Woche der Brüderlichkeit
Mit einer christlich-jüdischen Gemeinschaftsfeier und einem Vortrag ist die diesjährige bundesweite Woche der Brüderlichkeit auch in der Region eröffnet worden.
„Sachor (Gedenke): Der Zukunft ein Gedächtnis“ heißt das Motto, das Schulleiter Helmut Sämann bei der BEgrüßung der vielen erschienenen Zuhörer aufgriff, als er die zunehmenden Gewalttätigkeiten gegen Menschen jüdischen Glaubens anprangerte. Nicht nur für die anwesenden Schüler formulierte Sämann die Aufgabe des Geschichtsunterrichts: Sorge dafür tragen, dass die Jugend auch an dunkle Zeiten erinnert wird, und das nicht nur in Deutschland.

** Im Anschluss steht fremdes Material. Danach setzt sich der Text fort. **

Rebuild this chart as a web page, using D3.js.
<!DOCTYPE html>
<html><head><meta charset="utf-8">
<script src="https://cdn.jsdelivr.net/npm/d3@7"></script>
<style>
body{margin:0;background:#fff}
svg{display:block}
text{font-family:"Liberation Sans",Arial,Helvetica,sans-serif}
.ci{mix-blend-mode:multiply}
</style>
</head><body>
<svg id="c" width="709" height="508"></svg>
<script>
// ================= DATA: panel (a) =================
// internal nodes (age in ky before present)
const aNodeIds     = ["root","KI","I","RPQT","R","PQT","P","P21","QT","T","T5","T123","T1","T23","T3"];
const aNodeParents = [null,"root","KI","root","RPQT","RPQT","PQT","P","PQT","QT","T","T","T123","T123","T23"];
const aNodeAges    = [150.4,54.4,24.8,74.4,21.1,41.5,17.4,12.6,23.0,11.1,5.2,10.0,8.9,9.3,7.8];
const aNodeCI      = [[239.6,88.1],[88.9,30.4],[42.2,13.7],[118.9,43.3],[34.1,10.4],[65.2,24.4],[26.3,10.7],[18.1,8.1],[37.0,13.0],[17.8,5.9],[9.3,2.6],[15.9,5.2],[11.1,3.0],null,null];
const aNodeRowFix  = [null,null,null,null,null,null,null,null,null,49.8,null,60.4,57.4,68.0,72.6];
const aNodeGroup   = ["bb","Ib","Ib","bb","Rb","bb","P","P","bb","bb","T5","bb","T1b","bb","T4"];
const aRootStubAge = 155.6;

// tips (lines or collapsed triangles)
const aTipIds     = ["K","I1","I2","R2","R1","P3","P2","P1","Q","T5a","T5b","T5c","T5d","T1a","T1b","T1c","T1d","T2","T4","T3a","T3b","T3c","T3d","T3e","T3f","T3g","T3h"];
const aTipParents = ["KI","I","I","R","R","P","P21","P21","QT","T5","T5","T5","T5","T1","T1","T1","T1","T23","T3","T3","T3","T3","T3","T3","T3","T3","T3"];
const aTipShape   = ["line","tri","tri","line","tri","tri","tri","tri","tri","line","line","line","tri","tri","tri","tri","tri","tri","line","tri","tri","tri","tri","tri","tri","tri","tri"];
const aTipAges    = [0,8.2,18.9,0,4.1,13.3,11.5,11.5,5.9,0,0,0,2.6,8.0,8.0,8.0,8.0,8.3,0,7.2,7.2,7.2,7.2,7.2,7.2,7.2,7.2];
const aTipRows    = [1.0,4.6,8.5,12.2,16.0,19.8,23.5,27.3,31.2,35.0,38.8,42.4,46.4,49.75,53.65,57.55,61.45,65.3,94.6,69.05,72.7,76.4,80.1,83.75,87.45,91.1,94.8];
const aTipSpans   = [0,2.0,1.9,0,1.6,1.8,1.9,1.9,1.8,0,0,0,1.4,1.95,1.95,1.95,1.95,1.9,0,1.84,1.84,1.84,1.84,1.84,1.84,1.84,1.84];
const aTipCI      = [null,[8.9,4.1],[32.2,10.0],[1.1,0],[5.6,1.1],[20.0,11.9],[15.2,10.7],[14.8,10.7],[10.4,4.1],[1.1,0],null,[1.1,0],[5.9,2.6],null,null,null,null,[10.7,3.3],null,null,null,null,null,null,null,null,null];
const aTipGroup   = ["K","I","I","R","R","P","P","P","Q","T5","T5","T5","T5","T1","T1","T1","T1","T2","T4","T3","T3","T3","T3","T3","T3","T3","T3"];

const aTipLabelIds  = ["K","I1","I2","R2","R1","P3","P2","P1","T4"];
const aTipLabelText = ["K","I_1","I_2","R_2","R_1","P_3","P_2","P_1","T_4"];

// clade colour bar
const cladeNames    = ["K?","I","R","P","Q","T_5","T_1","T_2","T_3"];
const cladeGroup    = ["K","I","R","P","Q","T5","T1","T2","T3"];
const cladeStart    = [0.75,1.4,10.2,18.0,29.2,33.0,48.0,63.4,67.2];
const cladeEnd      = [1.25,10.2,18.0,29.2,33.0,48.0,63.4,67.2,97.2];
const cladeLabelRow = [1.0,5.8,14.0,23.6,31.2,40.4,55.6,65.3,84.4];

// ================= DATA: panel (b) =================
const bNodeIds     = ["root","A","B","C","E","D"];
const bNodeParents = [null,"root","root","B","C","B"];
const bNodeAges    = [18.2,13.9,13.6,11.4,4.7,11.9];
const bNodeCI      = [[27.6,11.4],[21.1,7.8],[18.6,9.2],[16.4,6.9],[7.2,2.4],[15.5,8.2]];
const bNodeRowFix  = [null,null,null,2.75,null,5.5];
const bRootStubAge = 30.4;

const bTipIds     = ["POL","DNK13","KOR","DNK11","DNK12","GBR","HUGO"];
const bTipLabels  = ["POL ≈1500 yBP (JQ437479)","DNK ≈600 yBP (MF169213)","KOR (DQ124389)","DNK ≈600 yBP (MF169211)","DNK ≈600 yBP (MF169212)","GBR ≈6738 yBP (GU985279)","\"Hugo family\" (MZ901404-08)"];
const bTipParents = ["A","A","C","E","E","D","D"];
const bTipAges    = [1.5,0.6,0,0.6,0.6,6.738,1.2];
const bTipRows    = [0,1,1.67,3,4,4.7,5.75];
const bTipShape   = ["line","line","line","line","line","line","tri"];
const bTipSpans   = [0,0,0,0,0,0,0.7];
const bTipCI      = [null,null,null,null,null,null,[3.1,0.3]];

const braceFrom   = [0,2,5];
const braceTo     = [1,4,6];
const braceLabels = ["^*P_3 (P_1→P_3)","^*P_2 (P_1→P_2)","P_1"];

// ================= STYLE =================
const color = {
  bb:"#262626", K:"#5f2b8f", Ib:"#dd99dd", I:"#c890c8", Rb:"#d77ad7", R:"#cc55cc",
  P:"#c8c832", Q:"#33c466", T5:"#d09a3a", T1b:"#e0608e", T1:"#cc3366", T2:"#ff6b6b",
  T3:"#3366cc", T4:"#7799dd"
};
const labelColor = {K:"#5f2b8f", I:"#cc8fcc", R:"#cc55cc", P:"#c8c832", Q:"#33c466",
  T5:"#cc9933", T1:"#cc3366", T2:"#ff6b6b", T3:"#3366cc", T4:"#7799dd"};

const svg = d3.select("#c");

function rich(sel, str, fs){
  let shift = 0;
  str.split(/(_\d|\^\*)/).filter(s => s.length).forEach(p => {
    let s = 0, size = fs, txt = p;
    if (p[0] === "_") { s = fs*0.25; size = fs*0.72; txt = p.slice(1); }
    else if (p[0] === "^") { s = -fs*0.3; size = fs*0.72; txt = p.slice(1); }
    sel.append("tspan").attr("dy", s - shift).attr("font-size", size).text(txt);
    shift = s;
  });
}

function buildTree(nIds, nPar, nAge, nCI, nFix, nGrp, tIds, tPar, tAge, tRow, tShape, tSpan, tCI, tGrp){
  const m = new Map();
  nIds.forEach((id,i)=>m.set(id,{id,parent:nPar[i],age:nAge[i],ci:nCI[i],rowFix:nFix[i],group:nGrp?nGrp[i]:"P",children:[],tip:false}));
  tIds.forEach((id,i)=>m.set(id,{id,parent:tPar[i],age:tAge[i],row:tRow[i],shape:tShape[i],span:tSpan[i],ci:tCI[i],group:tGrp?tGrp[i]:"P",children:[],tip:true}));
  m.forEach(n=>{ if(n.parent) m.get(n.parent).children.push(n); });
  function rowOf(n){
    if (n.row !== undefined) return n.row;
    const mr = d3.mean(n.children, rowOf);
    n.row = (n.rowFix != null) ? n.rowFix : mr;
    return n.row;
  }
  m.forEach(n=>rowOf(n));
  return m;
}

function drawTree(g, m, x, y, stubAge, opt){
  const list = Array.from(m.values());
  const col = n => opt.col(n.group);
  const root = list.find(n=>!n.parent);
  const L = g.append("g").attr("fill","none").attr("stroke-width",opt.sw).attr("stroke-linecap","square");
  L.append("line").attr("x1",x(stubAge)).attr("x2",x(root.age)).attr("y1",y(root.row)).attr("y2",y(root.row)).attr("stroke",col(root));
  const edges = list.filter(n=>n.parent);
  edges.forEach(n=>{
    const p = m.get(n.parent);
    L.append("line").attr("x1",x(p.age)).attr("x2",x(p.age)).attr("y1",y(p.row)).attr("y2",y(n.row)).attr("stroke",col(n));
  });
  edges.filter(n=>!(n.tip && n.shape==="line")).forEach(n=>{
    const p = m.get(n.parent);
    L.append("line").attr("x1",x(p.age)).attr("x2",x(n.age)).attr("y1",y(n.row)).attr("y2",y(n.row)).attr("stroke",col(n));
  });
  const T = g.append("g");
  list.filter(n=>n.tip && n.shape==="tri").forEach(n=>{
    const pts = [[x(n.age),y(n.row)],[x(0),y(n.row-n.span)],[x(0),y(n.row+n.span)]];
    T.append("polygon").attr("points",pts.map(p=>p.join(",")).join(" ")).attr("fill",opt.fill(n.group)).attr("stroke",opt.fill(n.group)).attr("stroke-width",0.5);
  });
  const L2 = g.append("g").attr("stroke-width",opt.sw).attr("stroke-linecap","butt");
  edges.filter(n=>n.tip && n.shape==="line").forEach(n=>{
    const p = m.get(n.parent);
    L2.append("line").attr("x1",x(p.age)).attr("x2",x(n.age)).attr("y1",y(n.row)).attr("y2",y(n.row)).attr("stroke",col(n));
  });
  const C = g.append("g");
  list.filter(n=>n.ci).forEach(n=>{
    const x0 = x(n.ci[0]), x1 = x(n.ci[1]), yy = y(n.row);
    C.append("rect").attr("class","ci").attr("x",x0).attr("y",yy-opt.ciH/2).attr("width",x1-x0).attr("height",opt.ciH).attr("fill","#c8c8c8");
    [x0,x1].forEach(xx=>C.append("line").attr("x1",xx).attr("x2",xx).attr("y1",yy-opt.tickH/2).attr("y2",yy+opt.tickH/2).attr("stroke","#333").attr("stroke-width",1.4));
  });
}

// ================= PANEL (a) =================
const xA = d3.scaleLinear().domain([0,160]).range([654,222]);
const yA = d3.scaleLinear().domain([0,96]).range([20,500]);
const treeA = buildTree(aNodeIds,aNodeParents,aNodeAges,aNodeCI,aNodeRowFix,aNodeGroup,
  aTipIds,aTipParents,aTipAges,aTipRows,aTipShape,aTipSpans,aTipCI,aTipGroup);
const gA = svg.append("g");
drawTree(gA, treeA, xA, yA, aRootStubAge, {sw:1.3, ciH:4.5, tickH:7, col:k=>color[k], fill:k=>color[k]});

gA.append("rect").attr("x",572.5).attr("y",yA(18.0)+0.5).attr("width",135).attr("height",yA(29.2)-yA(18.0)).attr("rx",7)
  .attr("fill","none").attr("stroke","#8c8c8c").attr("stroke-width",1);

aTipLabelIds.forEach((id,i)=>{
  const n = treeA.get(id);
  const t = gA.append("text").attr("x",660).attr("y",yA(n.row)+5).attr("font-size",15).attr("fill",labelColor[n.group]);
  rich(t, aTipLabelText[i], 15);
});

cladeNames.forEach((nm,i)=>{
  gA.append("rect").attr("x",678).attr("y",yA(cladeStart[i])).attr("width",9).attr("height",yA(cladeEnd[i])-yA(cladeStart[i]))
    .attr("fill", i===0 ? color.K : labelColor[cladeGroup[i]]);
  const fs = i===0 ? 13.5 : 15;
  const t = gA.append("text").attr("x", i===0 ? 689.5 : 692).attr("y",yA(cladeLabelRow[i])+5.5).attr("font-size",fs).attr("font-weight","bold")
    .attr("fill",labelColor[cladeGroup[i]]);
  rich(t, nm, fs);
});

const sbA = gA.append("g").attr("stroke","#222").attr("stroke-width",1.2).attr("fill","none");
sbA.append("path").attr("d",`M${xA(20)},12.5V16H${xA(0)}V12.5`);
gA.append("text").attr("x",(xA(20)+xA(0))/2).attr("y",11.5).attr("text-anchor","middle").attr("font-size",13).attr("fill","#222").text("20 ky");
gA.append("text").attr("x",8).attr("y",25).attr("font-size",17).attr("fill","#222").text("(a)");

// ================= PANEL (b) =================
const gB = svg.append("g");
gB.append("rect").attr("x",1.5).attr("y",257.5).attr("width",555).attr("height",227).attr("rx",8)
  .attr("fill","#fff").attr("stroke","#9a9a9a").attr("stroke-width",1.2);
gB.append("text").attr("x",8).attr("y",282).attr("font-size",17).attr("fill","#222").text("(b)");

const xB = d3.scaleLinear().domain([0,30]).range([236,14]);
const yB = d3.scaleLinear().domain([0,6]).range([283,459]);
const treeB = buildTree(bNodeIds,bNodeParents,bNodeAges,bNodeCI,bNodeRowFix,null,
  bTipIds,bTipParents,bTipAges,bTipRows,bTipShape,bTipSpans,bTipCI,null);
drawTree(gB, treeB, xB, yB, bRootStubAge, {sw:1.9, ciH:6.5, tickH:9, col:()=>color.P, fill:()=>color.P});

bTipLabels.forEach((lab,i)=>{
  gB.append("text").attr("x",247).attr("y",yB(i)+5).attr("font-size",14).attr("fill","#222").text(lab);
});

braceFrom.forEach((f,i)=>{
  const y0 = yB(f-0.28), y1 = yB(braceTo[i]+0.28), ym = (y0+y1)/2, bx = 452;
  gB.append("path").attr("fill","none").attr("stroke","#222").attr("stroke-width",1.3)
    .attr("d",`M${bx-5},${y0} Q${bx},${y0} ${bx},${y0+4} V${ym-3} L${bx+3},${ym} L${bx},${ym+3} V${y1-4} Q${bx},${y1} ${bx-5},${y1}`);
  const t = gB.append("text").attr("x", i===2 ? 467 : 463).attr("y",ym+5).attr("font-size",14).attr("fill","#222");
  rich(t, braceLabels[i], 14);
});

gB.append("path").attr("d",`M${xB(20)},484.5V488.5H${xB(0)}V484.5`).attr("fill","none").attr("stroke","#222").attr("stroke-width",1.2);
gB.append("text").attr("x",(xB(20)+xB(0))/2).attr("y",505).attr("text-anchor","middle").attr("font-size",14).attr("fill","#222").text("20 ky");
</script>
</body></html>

Die anschließende christlich-jüdische Gemeinschaftsfeier dokumentierte die Nähe der beiden monotheistischen Religionen zueinander, beim
Gebet ebenso wie beim Gesang. Vertreter der beiden christlichen Kirchen teilten sich die Liturgie mit dem Rabbiner. So sprach der katholische Pfarrer Michael Oswald einen Psalm, während sein evangelischer Kollege Dr. Karl-Heinz Ostmeyer aus der Thora las und Rabbiner Shaul Friberg (Heidelberg) den Segen in hebräischer Sprache erteilte. Schüler und Lehrkräfte aus dem Ökumenischen Schülerbibelkreis sorgten für die musikalische Ausgestaltung der Gemeinschaftsfeier mit mehreren Gesangsbeiträgen plus instrumentaler Begleitung durch Gitarre, Trommel und Klavier. Musiklehrer Salomon Ebert hatte auf dem Klavier musikalisch eingestimmt, um später die Gemeinde anzuleiten, im Kanon das Gotteslob anzustimmen: „Lobet und preiset ihr Völker den Herrn.“ Aber nicht nur zum Singen waren die Anwesenden eingeladen, sondern auch zum gemeinsamen Beten von Teilen des jüdischen Achtzehnbittengebets und dem jüdischen Abendgebet; beide Male im Wechsel mit dem Schüler Lennart Hartmann als Vorbeter. Hatte der Rabbiner am Ende seiner Ansprache gefordert, dass mehr Menschen gegen Fremdenfeindlichkeit und Antisemitismus auftreten sollten, so referierte er in seinem Vortrag zum Thema „Frauen, Synagoge und Gebet“, nachdem er zuvor seinen Platz im Spektrum der Richtungen mit modern-orthodox bestimmt hatte: „Ich will nicht in einem sozialen Ghetto leben, sondern individueller Bestandteil der deutschen Gesellschaft sein.“ Mit einem provokanten Segensspruch, in dem Männer Gott dafür danken, „dass ich nicht eine Frau bin“, eröffnete der Rabbiner seinen frei formulierten Vortrag,
um dann zu begründen, warum man diese Haltung von Männern auch positiv sehen könne. Es sei nämlich die größte Freude für Juden, Gottes Willen zu erfüllen, wofür es bei mindestens 613 Geboten viele Gelegenheiten gebe. Große Zustimmung fand der Rabbiner, als er sagte: „Frauen sind stärker als Männer, die von Gott mehr kontrolliert werden müssen.“
Bei vielen Fragen aus der Zuhörerschaft ging es um die aktuelle Rolle der Frauen in den Synagogen und deren Zugang zum Rabbineramt. Nachdem Friberg alle Facetten dieser Thematik beleuchtet hatte, überraschte er mit der Feststellung, dass es in baldiger Zukunft Rabbinerinnen auch im orthodoxen Judentum geben könnte.